The organisation’s experts say the country’s economy could take a battering

DEAL: Zimbabwe's President Emmerson Mnangagwa wants to 'war trophies' returned in exchange for the remains of British colonialist Cecil Rhodes

THE INTERNATIONAL Monetary Fund (IMF) has warned that Zimbabwe’s economy is likely to take a battering from the coronavirus outbreak that has paralysed the world as it would make it harder to balance macroeconomic stability.

Prior to the spread of the coronavirus or COVID-19 that was first detected in China’s Hubei province late last year, the IMF had already slashed its 2020 economic growth projection for Zimbabwe from 2.7% to 0.8%, citing poor performance of the agriculture sector and government’s “policy missteps”.

The country is under a 21-day lockdown to try and control the spread of the disease with far-reaching disruptions of local businesses.

Bleak economic outlook

In a statement, the IMF said that it was now apparent that the outbreak would adversely impact the economic outlook.

“Covid-19 will make it even harder to balance the policies needed to restore macroeconomic stability with those to address urgent social needs,” the IMF said.

“Zimbabwe is experiencing an economic and humanitarian crisis.

“Macroeconomic stability remains a challenge: the economy contracted sharply in 2019, amplified by climate shocks that have crippled agriculture and electricity generation; the newly introduced Zimbabwe dollar has lost most of its value; inflation is very high; and international reserves are very low.”

Reform agenda

After the 2018 elections, President Emmerson Mnangagwa’s government adopted a reform agenda focused on macroeconomic stabilisation.

In May last year it adopted the IMF’s staff-monitored programme, but in February this year the institution declared that Zimbabwe had gone off-track because of mixed policy implementation.

Mnangagwa took over from longtime ruler Robert Mugabe following a military coup in 2017 promising a quick turnaround, but so far his government has struggled to set the pace for economic revival.

The economy is saddled with hyperinflation and widespread shortages of fuel and electricity.

Comments Form

2 Comments

  1. | Linda Maso

    Indeed Zimbabwe will be hard hit by the compulsory lockdown which is not avoidable.
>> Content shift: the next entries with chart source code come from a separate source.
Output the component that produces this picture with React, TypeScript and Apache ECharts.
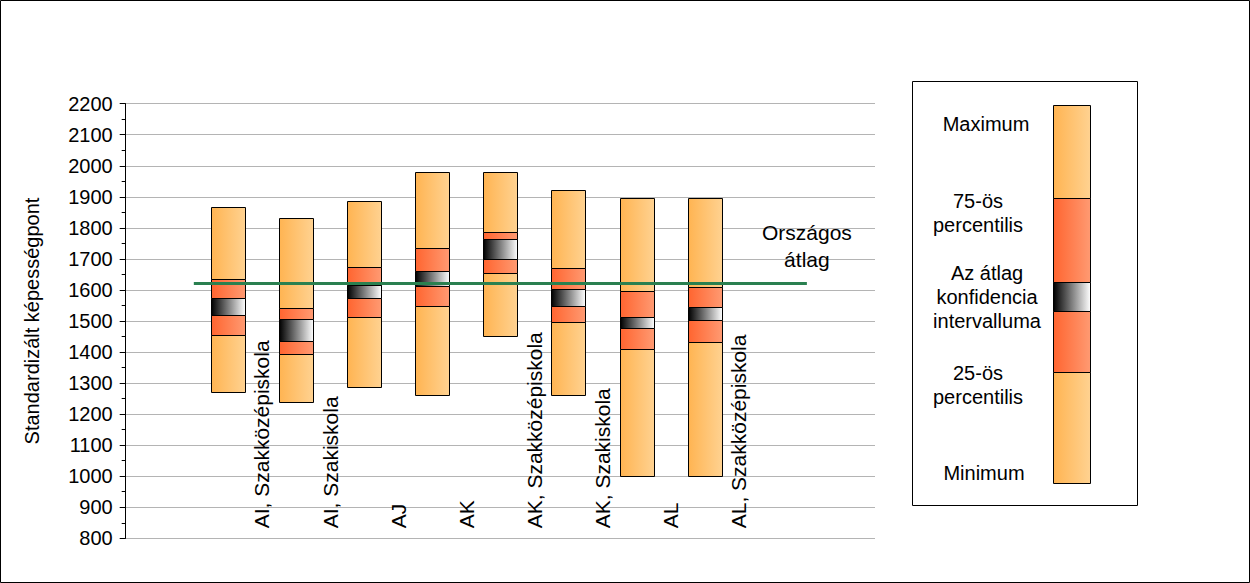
import React, { useEffect, useRef } from "react";
import * as echarts from "echarts";

const categories = [
  "AI, Szakközépiskola",
  "AI, Szakiskola",
  "AJ",
  "AK",
  "AK, Szakközépiskola",
  "AK, Szakiskola",
  "AL",
  "AL, Szakközépiskola",
];
const minimum = [1271, 1239, 1286, 1262, 1452, 1262, 1000, 1000];
const p25 = [1455, 1394, 1513, 1548, 1654, 1496, 1409, 1431];
const ciLow = [1518, 1435, 1574, 1612, 1699, 1547, 1477, 1502];
const ciHigh = [1574, 1506, 1617, 1661, 1763, 1602, 1512, 1544];
const p75 = [1634, 1541, 1673, 1734, 1786, 1670, 1596, 1609];
const maximum = [1866, 1831, 1886, 1979, 1979, 1921, 1895, 1895];
const nationalAverage = 1621;
const yTicks = { min: 800, max: 2200, step: 100 };
const axisTitle = "Standardizált képességpont";
const avgLabel = "Országos\nátlag";
const legendLabels = [
  "Maximum",
  "75-ös\npercentilis",
  "Az átlag\nkonfidencia\nintervalluma",
  "25-ös\npercentilis",
  "Minimum",
];

const FONT = "'Liberation Sans', Arial, sans-serif";

const lightFill = () =>
  new echarts.graphic.LinearGradient(0, 0, 1, 0, [
    { offset: 0, color: "#FFB452" },
    { offset: 1, color: "#FFD291" },
  ]);
const redFill = () =>
  new echarts.graphic.LinearGradient(0, 0, 1, 0, [
    { offset: 0, color: "#FF6530" },
    { offset: 1, color: "#FF9A72" },
  ]);
const ciFill = () =>
  new echarts.graphic.LinearGradient(0, 0, 1, 0, [
    { offset: 0, color: "#000000" },
    { offset: 1, color: "#FFFFFF" },
  ]);

export default function App() {
  const ref = useRef<HTMLDivElement>(null);

  useEffect(() => {
    document.body.style.margin = "0";
    if (!ref.current) return;
    const chart = echarts.init(ref.current, null, { renderer: "svg" });

    const boxData = categories.map((_, i) => [
      i + 1.5,
      minimum[i],
      p25[i],
      ciLow[i],
      ciHigh[i],
      p75[i],
      maximum[i],
    ]);

    const renderItem = (params: any, api: any) => {
      const x = api.value(0);
      const vals = [1, 2, 3, 4, 5, 6].map((d) => api.value(d));
      const w = api.size([0.5, 0])[0];
      const cx = api.coord([x, vals[0]])[0];
      const fills = [lightFill, redFill, ciFill, redFill, lightFill];
      const children = [];
      for (let k = 0; k < 5; k++) {
        const yBottom = api.coord([x, vals[k]])[1];
        const yTop = api.coord([x, vals[k + 1]])[1];
        children.push({
          type: "rect",
          shape: {
            x: Math.round(cx - w / 2) + 0.5,
            y: Math.round(yTop) + 0.5,
            width: Math.round(w),
            height: Math.round(yBottom) - Math.round(yTop),
          },
          style: { fill: fills[k](), stroke: "#000", lineWidth: 1 },
        });
      }
      return { type: "group", children };
    };

    const lx = 1053.5, lw = 37;
    const legendSections = [
      { y0: 105, y1: 198, fill: lightFill() },
      { y0: 198, y1: 282, fill: redFill() },
      { y0: 282, y1: 311, fill: ciFill() },
      { y0: 311, y1: 372, fill: redFill() },
      { y0: 372, y1: 483, fill: lightFill() },
    ];
    const legendTextPos = [
      { x: 986, y: 124 },
      { x: 978, y: 213 },
      { x: 987, y: 297 },
      { x: 978, y: 385 },
      { x: 984, y: 473 },
    ];

    const graphic: any[] = [
      {
        type: "rect",
        shape: { x: 0.5, y: 0.5, width: 1249, height: 582 },
        style: { fill: "none", stroke: "#000", lineWidth: 1 },
        silent: true,
      },
      {
        type: "rect",
        shape: { x: 912.5, y: 81.5, width: 225, height: 424 },
        style: { fill: "#fff", stroke: "#000", lineWidth: 1 },
        silent: true,
      },
      ...legendSections.map((s) => ({
        type: "rect",
        shape: { x: lx, y: s.y0 + 0.5, width: lw, height: s.y1 - s.y0 },
        style: { fill: s.fill, stroke: "#000", lineWidth: 1 },
        silent: true,
      })),
      ...legendLabels.map((t, i) => ({
        type: "text",
        x: legendTextPos[i].x,
        y: legendTextPos[i].y,
        style: {
          text: t,
          fontSize: 20,
          fontFamily: FONT,
          fill: "#000",
          align: "center",
          verticalAlign: "middle",
          lineHeight: 24,
        },
        silent: true,
      })),
    ];

    const option: any = {
      animation: false,
      backgroundColor: "#fff",
      textStyle: { fontFamily: FONT },
      grid: {
        left: 125.7,
        top: 103.7,
        right: 375,
        bottom: 44.7,
        containLabel: false,
        outerBoundsMode: "none",
      },
      xAxis: {
        type: "value",
        min: 0,
        max: 11,
        interval: 1,
        axisLine: { show: false },
        axisTick: { show: false },
        splitLine: { show: false },
        axisLabel: {
          inside: true,
          rotate: 90,
          margin: 10,
          fontSize: 21,
          color: "#000",
          fontFamily: FONT,
          showMinLabel: true,
          showMaxLabel: true,
          formatter: (v: number) => {
            const idx = Math.round(v) - 2;
            return idx >= 0 && idx < categories.length ? categories[idx] : "";
          },
        },
      },
      yAxis: {
        type: "value",
        min: yTicks.min,
        max: yTicks.max,
        interval: yTicks.step,
        name: axisTitle,
        nameLocation: "middle",
        nameRotate: 90,
        nameGap: 84,
        nameTextStyle: { fontSize: 20, color: "#000", fontFamily: FONT },
        axisLine: { show: true, lineStyle: { color: "#000", width: 1 } },
        axisTick: { show: true, length: 6, lineStyle: { color: "#000" } },
        minorTick: { show: true, splitNumber: 2, length: 4, lineStyle: { color: "#000" } },
        splitLine: { show: true, lineStyle: { color: "#B4B4B4", width: 1 } },
        axisLabel: {
          fontSize: 20,
          color: "#000",
          margin: 13,
          fontFamily: FONT,
          formatter: (v: number) => String(v),
        },
      },
      series: [
        {
          type: "custom",
          renderItem,
          data: boxData,
          encode: { x: 0, y: [1, 2, 3, 4, 5, 6] },
          z: 2,
          silent: true,
        },
        {
          type: "line",
          data: [
            [1, nationalAverage],
            [10, nationalAverage],
          ],
          symbol: "none",
          lineStyle: { color: "#2A8050", width: 3 },
          z: 5,
          silent: true,
        },
        {
          type: "scatter",
          data: [[10, nationalAverage]],
          symbolSize: 0,
          itemStyle: { color: "#000", opacity: 1 },
          z: 6,
          silent: true,
          label: {
            show: true,
            formatter: () => avgLabel,
            position: "top",
            distance: 10,
            align: "center",
            fontSize: 21,
            lineHeight: 27,
            color: "#000",
            opacity: 1,
            textBorderWidth: 0,
            fontFamily: FONT,
          },
        },
      ],
      graphic,
    };

    chart.setOption(option);
    return () => chart.dispose();
  }, []);

  return <div ref={ref} style={{ width: 1250, height: 583 }} />;
}
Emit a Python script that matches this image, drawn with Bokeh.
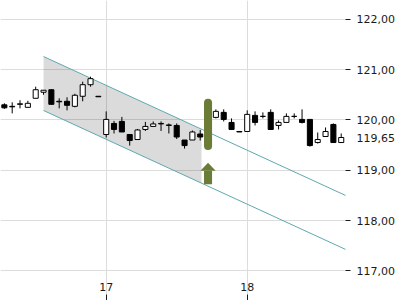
from bokeh.plotting import figure
from bokeh.models import FixedTicker, CustomJSTickFormatter, LinearAxis, Range1d, ColumnDataSource
from bokeh.embed import file_html
from bokeh.resources import INLINE

# ---- data -------------------------------------------------------------
day_start = 16
slots_per_day = 18
first_slot = 5
opens  = [120.30, 120.27, 120.31, 120.25, 120.43, 120.55, 120.60, 120.37, 120.37, 120.27,
          120.47, 120.70, 120.47, 119.71, 119.93, 119.97, 119.71, 119.61, 119.81, 119.87,
          119.92, 119.89, 119.89, 119.60, 119.60, 119.72, 119.71, 120.05, 120.15, 119.95,
          119.77, 119.77, 120.09, 120.07, 120.15, 119.89, 119.95, 120.07, 120.01, 120.01,
          119.55, 119.67, 119.91, 119.55]
highs  = [120.33, 120.35, 120.39, 120.38, 120.66, 120.59, 120.61, 120.43, 120.45, 120.52,
          120.76, 120.86, 120.47, 120.17, 119.98, 120.06, 119.71, 119.82, 119.96, 119.97,
          119.97, 119.93, 119.93, 119.60, 119.79, 119.80, 120.13, 120.21, 120.21, 120.03,
          119.77, 120.19, 120.17, 120.15, 120.21, 119.99, 120.13, 120.13, 120.21, 120.01,
          119.75, 119.85, 119.93, 119.73]
lows   = [120.22, 120.13, 120.23, 120.25, 120.43, 120.50, 120.30, 120.23, 120.19, 120.25,
          120.37, 120.66, 120.46, 119.65, 119.73, 119.76, 119.49, 119.61, 119.78, 119.87,
          119.78, 119.73, 119.62, 119.43, 119.60, 119.59, 119.71, 120.03, 119.97, 119.81,
          119.76, 119.77, 119.89, 120.03, 119.81, 119.81, 119.95, 120.03, 119.93, 119.47,
          119.53, 119.67, 119.55, 119.55]
closes = [120.24, 120.26, 120.32, 120.33, 120.60, 120.59, 120.31, 120.36, 120.29, 120.49,
          120.70, 120.82, 120.46, 120.01, 119.81, 119.76, 119.59, 119.80, 119.87, 119.92,
          119.93, 119.90, 119.66, 119.49, 119.76, 119.66, 120.05, 120.17, 120.01, 119.81,
          119.76, 120.11, 119.95, 120.07, 119.81, 119.95, 120.07, 120.07, 119.95, 119.49,
          119.61, 119.77, 119.55, 119.65]

x_ticks = [17, 18]
y_ticks = [117, 118, 119, 120, 121, 122]
last_price = 119.65

chan_x = [16.5556, 18.70]
chan_upper = [121.26, 118.495]
chan_lower = [120.187, 117.422]
shade_x = [16.5556, 17.676]
shade_upper = [121.26, 119.815]
shade_lower = [120.187, 118.742]

signal_x = 17.7222
signal_bar = [119.40, 120.42]
arrow_tip = 119.15
arrow_base = 118.99
arrow_tail = 118.72

# ---- derived ------------------------------------------------------------
times = [day_start + (first_slot + i) / slots_per_day for i in range(len(opens))]
tops = [max(o, c) for o, c in zip(opens, closes)]
bots = [min(o, c) for o, c in zip(opens, closes)]
fills = ["white" if c >= o else "black" for o, c in zip(opens, closes)]
src = ColumnDataSource(dict(t=times, o=opens, h=highs, l=lows, c=closes,
                            top=tops, bot=bots, fill=fills))

FONT = "DejaVu Sans"
TXT = "#1a1a1a"
GREEN = "#6a7c36"
TEAL = "#5ea8b0"

p = figure(width=400, height=300, output_backend="svg", toolbar_location=None,
           x_range=Range1d(16.2504, 18.697), y_range=Range1d(116.529, 122.374),
           y_axis_location="right", min_border_left=0, min_border_top=0,
           min_border_bottom=6, min_border_right=55)
p.outline_line_color = None
p.background_fill_color = "white"

# right axis 1: tick marks only
tick_ticker = FixedTicker(ticks=y_ticks)
p.yaxis.ticker = tick_ticker
p.yaxis.formatter = CustomJSTickFormatter(code="return '';")
p.yaxis.axis_line_color = None
p.yaxis.major_tick_out = 5
p.yaxis.major_tick_in = 0
p.yaxis.minor_tick_line_color = None
p.yaxis.major_tick_line_color = TXT
p.yaxis.major_label_standoff = 0
p.yaxis.major_label_text_font_size = "1px"

# right axis 2: labels (incl. last price) without tick marks
label_axis = LinearAxis(ticker=FixedTicker(ticks=y_ticks + [last_price]),
                        formatter=CustomJSTickFormatter(code="return tick.toFixed(2).replace('.', ',');"),
                        axis_line_color=None, major_tick_line_color=None,
                        minor_tick_line_color=None, major_tick_out=0, major_tick_in=0,
                        major_label_standoff=6, major_label_text_font=FONT,
                        major_label_text_font_size="11px", major_label_text_color=TXT)
p.add_layout(label_axis, "right")

p.xaxis.ticker = FixedTicker(ticks=x_ticks)
p.xaxis.axis_line_color = None
p.xaxis.major_tick_out = 6
p.xaxis.major_tick_in = 0
p.xaxis.minor_tick_line_color = None
p.xaxis.major_tick_line_color = TXT
p.xaxis.major_label_standoff = -18
p.xaxis.major_label_text_font = FONT
p.xaxis.major_label_text_font_size = "11px"
p.xaxis.major_label_text_color = TXT

p.xgrid.grid_line_color = "#dcdcdc"
p.ygrid.grid_line_color = "#dcdcdc"
p.ygrid.ticker = tick_ticker

# channel
p.patch(shade_x + shade_x[::-1], shade_upper + shade_lower[::-1],
        fill_color="black", fill_alpha=0.14, line_color=None)
p.line(chan_x, chan_upper, line_color=TEAL, line_width=1)
p.line(chan_x, chan_lower, line_color=TEAL, line_width=1)

# candles
body_w = 0.036
p.segment(x0="t", y0="l", x1="t", y1="h", source=src, line_color="black", line_width=1)
p.vbar(x="t", top="top", bottom="bot", width=body_w, source=src,
       fill_color="fill", line_color="black", line_width=1)

# signal marker
p.vbar(x=[signal_x], bottom=[signal_bar[0]], top=[signal_bar[1]], width=0.057,
       fill_color=GREEN, line_color=None, border_radius=4)
p.vbar(x=[signal_x], bottom=[arrow_tail], top=[arrow_base], width=0.057,
       fill_color=GREEN, line_color=None)
hw = 0.054
p.patch([signal_x - hw, signal_x, signal_x + hw], [arrow_base, arrow_tip, arrow_base],
        fill_color=GREEN, line_color=None)

open("out.html", "w").write(file_html(p, INLINE))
Its economy is already battered but the question is wether it is better to rescue the country now or deal with its total collapse later. The country is well endowed with mineral resources and it is from that perspective that it can be helped by the Bank instead of watching it collapse instead of proposing a rescue package in leeu of its resources. The situation is hitting ordinary people more.

    All countries will emerge from the Covid 19 economically bruised and some worse than Zimbabwe especially LDCs. Another question is wether the interntional community will watch as the masses of Zimbabweans will continue to die from diseases and hunger.

    Reply

  2. | Ted Morse

    The question is not whether the international community will “rescue the Zimbabwe masses”, again. The question is when will the strangling cartel and the selfish secure-acrates (who have continually run the country into the ground) be willing to step aside and let the country grow again under total change for good governance.